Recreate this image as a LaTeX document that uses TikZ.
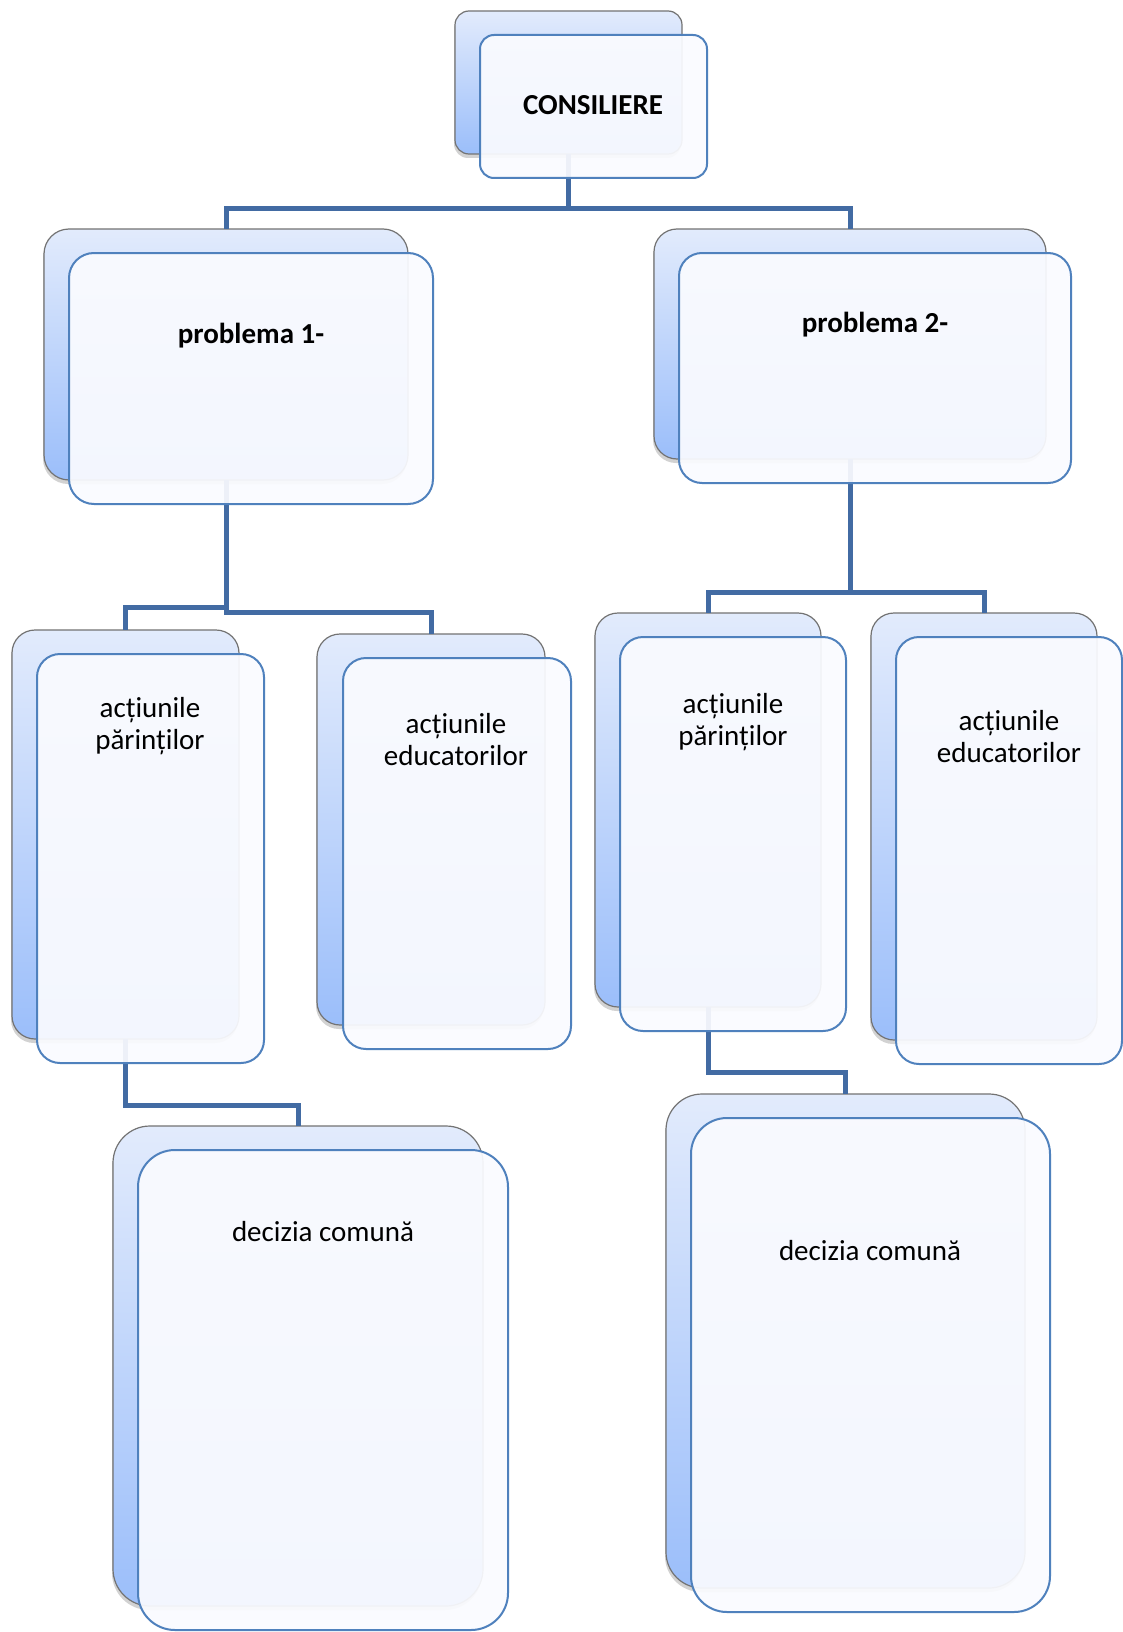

:::

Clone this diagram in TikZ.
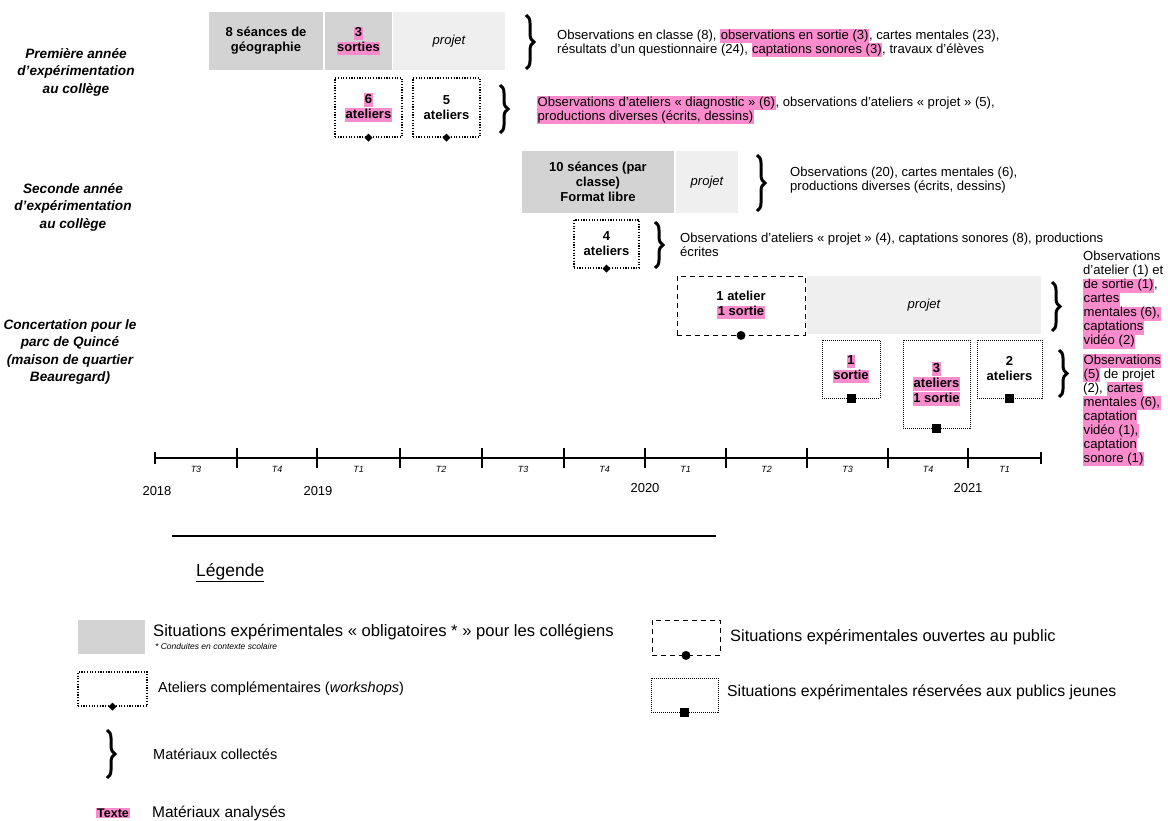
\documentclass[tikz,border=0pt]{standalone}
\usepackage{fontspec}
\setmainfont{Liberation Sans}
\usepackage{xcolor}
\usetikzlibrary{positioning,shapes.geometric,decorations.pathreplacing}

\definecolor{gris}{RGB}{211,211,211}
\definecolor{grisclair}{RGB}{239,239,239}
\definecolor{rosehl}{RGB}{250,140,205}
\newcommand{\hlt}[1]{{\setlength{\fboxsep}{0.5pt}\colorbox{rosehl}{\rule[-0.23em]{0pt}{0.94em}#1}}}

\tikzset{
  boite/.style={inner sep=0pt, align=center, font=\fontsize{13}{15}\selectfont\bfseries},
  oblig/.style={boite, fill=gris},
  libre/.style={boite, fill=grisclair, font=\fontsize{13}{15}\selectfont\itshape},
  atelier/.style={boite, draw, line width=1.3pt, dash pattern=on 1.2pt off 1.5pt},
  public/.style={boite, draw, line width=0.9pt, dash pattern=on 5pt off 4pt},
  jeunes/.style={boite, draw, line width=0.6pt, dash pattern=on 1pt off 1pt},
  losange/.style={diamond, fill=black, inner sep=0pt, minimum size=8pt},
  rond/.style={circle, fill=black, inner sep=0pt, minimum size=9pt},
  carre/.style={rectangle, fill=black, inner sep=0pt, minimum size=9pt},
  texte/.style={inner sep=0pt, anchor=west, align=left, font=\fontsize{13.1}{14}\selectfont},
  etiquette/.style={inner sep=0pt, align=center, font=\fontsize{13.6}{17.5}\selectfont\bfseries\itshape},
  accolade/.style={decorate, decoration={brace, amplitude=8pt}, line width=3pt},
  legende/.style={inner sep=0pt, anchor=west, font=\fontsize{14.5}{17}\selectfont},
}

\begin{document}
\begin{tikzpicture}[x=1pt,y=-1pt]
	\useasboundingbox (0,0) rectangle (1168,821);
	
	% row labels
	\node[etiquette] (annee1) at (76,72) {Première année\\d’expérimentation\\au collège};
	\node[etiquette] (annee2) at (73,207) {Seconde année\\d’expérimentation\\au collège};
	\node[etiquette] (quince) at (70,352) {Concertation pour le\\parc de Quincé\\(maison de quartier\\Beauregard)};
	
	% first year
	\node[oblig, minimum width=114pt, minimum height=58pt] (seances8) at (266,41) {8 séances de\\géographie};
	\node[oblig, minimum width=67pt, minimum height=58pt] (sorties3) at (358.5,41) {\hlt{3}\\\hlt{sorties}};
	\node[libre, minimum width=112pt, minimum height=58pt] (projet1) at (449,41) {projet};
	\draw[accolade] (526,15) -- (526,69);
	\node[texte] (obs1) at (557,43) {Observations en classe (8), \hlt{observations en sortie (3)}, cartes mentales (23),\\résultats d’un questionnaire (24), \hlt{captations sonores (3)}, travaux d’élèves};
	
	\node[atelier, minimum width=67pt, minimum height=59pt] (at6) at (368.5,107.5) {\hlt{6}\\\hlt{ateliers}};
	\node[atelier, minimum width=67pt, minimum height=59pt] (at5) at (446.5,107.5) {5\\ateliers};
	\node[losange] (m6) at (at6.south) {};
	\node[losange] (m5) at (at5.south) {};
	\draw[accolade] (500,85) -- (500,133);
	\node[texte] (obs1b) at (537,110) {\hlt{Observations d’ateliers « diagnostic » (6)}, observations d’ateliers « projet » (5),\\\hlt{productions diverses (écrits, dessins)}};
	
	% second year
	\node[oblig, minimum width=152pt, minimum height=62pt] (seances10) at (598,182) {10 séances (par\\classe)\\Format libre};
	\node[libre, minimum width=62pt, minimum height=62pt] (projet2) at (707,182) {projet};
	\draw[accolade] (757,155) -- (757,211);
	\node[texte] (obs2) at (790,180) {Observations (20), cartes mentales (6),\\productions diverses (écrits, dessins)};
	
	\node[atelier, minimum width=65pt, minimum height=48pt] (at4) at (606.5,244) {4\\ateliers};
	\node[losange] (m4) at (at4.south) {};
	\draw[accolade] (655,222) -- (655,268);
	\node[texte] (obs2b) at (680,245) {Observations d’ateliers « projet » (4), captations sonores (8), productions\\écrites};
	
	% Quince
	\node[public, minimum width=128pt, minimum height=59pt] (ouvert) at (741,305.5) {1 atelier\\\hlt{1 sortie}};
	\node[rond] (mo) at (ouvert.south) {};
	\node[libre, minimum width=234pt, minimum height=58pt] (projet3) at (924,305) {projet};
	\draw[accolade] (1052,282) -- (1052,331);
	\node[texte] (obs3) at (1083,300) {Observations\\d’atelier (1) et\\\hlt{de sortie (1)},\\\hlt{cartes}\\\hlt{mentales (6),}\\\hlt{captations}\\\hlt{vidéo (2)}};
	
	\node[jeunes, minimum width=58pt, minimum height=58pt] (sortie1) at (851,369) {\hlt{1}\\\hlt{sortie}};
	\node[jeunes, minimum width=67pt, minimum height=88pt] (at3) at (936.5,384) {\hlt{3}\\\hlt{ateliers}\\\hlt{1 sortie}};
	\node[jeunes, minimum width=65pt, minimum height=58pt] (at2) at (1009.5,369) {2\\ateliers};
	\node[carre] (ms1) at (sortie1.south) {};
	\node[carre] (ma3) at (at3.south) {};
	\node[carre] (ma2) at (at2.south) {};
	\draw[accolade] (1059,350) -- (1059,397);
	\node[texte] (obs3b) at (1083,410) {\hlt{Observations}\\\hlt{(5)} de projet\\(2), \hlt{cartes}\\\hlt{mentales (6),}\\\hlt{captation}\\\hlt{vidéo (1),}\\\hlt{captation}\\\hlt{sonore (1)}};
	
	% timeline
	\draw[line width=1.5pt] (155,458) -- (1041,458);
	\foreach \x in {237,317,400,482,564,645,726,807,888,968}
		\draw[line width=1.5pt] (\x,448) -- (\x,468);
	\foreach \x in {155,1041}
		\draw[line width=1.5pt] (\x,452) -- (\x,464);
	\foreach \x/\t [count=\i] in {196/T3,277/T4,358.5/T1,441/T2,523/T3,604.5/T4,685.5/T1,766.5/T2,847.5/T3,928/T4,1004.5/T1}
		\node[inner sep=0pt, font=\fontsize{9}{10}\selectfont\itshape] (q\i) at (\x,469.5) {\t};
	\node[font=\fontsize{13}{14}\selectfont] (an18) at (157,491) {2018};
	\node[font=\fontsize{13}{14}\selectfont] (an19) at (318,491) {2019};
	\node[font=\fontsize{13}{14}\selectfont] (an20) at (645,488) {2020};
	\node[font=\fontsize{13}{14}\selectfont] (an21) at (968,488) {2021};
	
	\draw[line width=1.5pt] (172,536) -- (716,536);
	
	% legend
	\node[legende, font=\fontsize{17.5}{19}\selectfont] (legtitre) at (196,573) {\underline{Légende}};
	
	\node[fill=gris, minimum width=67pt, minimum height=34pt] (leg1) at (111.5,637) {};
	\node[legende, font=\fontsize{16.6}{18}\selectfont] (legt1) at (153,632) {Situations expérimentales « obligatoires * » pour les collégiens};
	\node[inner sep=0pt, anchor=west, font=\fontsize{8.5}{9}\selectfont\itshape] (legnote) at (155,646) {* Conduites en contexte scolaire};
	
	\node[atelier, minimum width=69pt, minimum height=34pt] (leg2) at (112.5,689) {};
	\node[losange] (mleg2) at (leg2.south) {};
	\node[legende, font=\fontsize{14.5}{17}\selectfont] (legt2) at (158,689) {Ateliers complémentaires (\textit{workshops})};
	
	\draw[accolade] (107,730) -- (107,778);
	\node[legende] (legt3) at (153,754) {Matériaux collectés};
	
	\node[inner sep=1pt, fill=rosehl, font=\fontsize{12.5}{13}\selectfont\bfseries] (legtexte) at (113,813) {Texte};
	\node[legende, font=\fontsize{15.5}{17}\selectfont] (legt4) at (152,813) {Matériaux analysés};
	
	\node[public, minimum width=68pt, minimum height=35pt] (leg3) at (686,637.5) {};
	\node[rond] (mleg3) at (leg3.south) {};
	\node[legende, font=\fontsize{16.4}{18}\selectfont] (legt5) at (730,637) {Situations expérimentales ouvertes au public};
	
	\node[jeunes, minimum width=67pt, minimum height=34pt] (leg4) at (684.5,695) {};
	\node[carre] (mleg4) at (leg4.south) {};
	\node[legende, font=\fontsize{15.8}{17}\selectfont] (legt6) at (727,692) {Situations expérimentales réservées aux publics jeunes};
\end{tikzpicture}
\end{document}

:::

• [Your goal] Every line in the data that holds "this" should be copied out.

• [Expected output]
Recreate this image as a LaTeX document that uses TikZ.
Clone this diagram in TikZ.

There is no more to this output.